▶ **SUPPLIED MATERIAL**
►
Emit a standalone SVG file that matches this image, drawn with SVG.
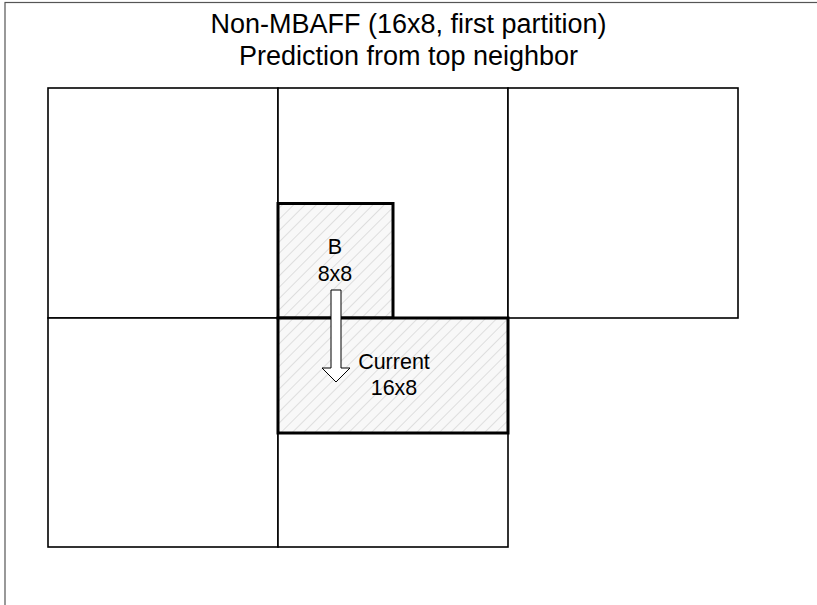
◄
►
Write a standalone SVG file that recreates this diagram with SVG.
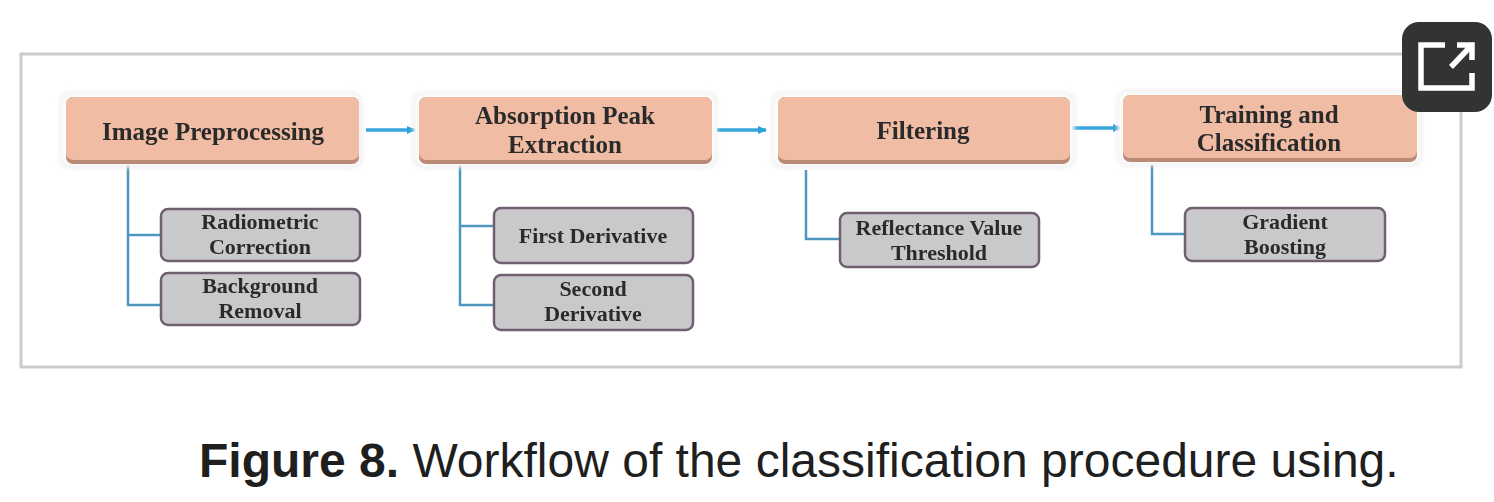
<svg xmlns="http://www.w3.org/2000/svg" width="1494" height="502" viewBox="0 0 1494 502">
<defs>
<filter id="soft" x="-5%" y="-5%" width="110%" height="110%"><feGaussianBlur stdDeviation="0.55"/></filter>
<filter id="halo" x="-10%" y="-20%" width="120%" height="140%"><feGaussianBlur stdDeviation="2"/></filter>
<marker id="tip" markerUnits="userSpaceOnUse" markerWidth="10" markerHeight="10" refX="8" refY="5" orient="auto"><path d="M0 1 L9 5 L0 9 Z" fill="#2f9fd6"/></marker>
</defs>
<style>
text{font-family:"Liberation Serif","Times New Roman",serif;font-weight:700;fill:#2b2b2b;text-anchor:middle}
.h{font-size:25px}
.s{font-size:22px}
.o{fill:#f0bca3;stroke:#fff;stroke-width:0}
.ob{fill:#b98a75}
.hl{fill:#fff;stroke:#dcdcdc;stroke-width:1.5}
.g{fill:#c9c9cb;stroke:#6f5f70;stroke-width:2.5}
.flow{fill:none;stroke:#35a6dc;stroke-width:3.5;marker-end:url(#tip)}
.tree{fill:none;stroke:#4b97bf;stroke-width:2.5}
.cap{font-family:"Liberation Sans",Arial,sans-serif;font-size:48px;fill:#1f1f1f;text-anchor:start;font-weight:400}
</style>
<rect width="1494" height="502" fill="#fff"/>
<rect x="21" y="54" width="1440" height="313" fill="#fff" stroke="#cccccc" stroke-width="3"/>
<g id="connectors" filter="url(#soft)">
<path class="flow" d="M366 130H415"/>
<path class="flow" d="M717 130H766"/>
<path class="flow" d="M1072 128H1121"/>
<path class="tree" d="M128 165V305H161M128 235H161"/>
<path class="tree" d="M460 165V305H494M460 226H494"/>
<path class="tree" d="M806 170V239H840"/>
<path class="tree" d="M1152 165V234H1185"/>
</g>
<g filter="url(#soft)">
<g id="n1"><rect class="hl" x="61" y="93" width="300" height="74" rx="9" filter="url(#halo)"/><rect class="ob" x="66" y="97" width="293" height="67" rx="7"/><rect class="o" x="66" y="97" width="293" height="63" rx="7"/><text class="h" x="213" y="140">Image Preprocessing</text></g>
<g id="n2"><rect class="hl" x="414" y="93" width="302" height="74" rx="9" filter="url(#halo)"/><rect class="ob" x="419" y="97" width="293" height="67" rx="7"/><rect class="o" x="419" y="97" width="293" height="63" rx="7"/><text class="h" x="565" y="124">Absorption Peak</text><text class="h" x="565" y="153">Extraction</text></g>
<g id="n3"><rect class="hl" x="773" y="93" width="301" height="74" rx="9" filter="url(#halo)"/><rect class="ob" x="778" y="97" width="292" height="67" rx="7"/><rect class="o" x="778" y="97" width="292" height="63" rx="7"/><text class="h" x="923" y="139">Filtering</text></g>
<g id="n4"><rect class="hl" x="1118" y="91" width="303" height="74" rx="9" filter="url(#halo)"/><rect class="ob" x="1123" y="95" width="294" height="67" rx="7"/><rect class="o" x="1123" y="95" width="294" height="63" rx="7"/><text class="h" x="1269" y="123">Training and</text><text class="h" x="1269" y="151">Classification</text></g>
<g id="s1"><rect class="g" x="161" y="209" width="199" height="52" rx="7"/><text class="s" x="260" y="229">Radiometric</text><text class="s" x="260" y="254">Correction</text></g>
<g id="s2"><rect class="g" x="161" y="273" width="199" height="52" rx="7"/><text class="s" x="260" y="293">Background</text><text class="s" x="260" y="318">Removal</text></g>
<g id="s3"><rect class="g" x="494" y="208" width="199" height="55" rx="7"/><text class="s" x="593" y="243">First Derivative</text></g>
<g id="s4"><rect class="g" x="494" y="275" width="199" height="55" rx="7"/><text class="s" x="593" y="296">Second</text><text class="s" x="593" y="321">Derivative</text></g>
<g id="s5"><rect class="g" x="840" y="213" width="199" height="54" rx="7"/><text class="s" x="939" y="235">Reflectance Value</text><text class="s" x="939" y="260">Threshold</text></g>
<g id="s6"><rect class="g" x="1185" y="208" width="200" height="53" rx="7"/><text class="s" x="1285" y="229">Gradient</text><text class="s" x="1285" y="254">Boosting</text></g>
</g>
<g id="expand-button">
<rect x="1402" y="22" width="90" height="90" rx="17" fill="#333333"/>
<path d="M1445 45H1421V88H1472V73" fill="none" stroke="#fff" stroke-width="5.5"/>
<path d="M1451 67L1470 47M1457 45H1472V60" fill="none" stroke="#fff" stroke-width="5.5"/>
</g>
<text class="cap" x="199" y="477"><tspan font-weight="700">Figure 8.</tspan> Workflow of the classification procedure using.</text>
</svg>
◄
▶ **BRIEF**
Find the word "with" in the data and copy out each line where it turns up.

▶ **SOLUTION TO THIS PROBLEM**
Emit a standalone SVG file that matches this image, drawn with SVG.
Write a standalone SVG file that recreates this diagram with SVG.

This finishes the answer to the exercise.